Hermann Fenner-Behmer (8 June 1866 – 3 February 1913) was a German artist. He was born and died in Berlin.
Fenner-Behmer spent his career in Berlin. He studied at the Royal Academy of Arts, and then after further studies in Paris with Gustave Boulanger and Jules-Joseph Lefebvre, toured Italy, Belgium and the Netherlands.[1] At the Berlin Art Exhibition of 1908 he was one of six winners of the Gold Medal of the Royal Academy of Arts[2] for his painting Dame in Braun (Lady in Brown), and he won a further gold medal at the Berlin exhibition of 1912.[3]
Fenner-Behmer specialized in portraits of elegant ladies and in erotic scenes. Many of his works were reproduced as photogravures. Some of his settings are in an oriental environment. "Orientalism" refers to the Orient or East,[4] in contrast to the Occident or West, and often, as seen by the West.

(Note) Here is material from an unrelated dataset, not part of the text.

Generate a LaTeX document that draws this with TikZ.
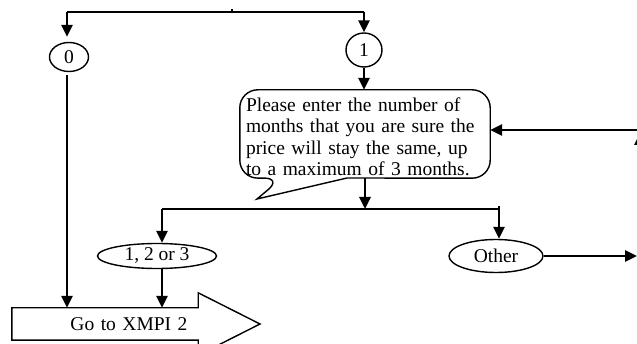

Many Western 19th-century artists specialized in "Oriental" subjects, often drawing on their travels to Western Asia, in the 19th century, especially in France.[5] More open sensuality was seen as acceptable in the exotic Orient.[6] This imagery persisted in art into the early 20th century. In many of these works, they portrayed the Orient as exotic, colorful and sensual.